Duda Penteado The Artivist

Beauty for Ashes at Jersey City Museum, NJ

JERSEY CITY, NJ.- The Jersey City Museum presents Duda Penteado: Beauty for Ashes Project, on view through March 2nd, 2008. Duda Penteado opened his exhibition, Beauty for Ashes Project, at the Jersey City Museum with a performance entitled Why Bones?. Accompanied by the students who assisted in the creation a colossal mural in the museum's Project Gallery, Penteado, clad in pajamas, pushing a baby pram filled with bronze-cast bones through the crowd of 600 guests. Combined with mural's potent examination of the impact of globalization on our world, the performance piece served as a solemn reminder of the legacy of September 11th and was received with bittersweet applause by those assembled. Included in the crowd were Jersey City Mayor Jerramiah Healy, Council President Mariano Vega, and Davino Ribeiro de Sena, Head of the Cultural Department of the Brazillian Consulate in New York.

Beauty for Ashes Project, on view through March 2nd, was conceived as an international initiative that will visit Jersey City's sister cities in order to facilitate cultural communication and mutual understanding between people of disparate backgrounds through artistic creativity. Exhibitions in Puerto Rico, Brazil, Spain, and China have already been planned, and more are underway. In each location, Penteado will recruit local youngsters to create murals.

There will be several interpretative programs and publications produced in conjunction with this exhibition, including an ArtTalk featuring Penteado on Thursday, November 29th. For more information please contact the museum.

Duda Penteado: Beauty for Ashes Project is supported in part by a grant from the Lucius and Eva Eastman Fund.

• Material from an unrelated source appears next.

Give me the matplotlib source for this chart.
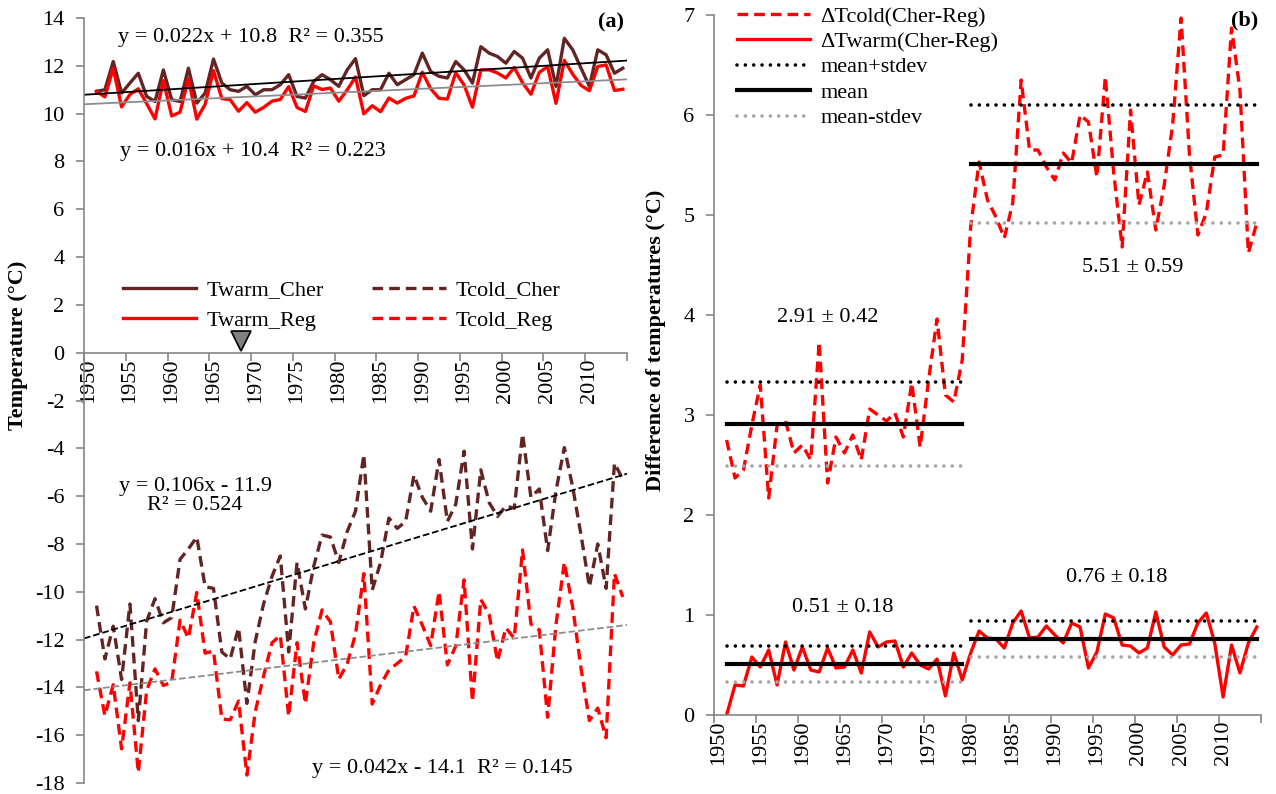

Jersey City Museum's gallery hours are Wednesday and Friday from 11am to 5pm, Thursday from 11am to 8pm and weekends from 12pm to 5pm. Admission is $4 for adults, $2 for seniors and students, and free for children under 12 and museum members. Admission is free for all on Thursday evenings from 5 to 8pm. Jersey City Museum is located at 350 Montgomery Street at Monmouth in the Historic Downtown District of Jersey City, within walking distance of the Grove Street PATH and Jersey Avenue Light Rail stations.

Museum displays work rising from ashes

The Jersey City Museum has mounted two overtly political artworks on long-term display, one devoted to the aftermath of 9/11 and the other to the Newark riots -- just the sort of art you don't see much in institutions these days. The first piece, called "Beauty From Ashes," is by Duda Penteado, a painter of Brazilian descent who lives and works in Jersey City. Penteado simultaneously has a large mural, called a "Tapestry of Nations," hung in the Jersey City Hall Rotunda (and promoted by the recent Jersey City Studio Tour) that was made by students under his direction at block parties around the city. And the sprawling drawn mural called "Beauty for Ashes" in the museum's main downstairs gallery combines Penteado's own hand with work by six students: Krystal-Ann Calro from the Hope Center Art Academy; Anthony Willis, Shrimattie Wheeler and Jinja Johnson from the Create Charter High School; and Mateo Cartagena and Saira Perez of the performing arts department of the Jersey City Public Schools. Penteado's mural is the first ever to be drawn onto all four walls of the museum gallery.

The core of the display is a painting by the artist very much in the key of Picasso's "Guernica," featuring the World Trade Center towers topped with wick flames and thereby transformed into huge votive candles. (2007 marks the 70th anniversary of the destruction of the Republican village of Guernica by the Nazis that Picasso commemorated as a demonstration of what Stuka dive bombers can do.) Everywhere Penteado has re-created Picasso's scribbled shorthand doodles for people's faces, mouths are seen in profile like bays on a map with tongues floating in the middle like islands, great staring eyes, even hearts suspended on wings. The cityscape is painted on a deep blue background studded with stars, and the foreground alternates red and white stripes. But all around the painting are the notebooks, newspaper articles, personal logs and other paraphernalia of the artists' working processes, like the outward sign of how Penteado and the students came to see connections between the attacks and economic globalization.

One wall is taken up with a black-and-white drawing of a female head rendered as a tree, surrounded by little gremlin lumberjacks busily chopping it down. Comic book heroes proliferate on the walls, including the internment scene from the "Superman is Dead" comic from 1993. Newspaper pages are pinned up, their edges blackened and burned, and images of George Bush and Osama Bin Laden float by like a two-headed sheep.

Penteado's work is deeply involved with bones and thereby the decaying past, and somehow tries to remind its viewers that the past is the terrain we move above; but this six-years-on contemplation of the attacks is an aggressive phantasmagoria, the past so confusingly alive in the present that both have become a macabre mess. In that, at least, the artists are honest journalists.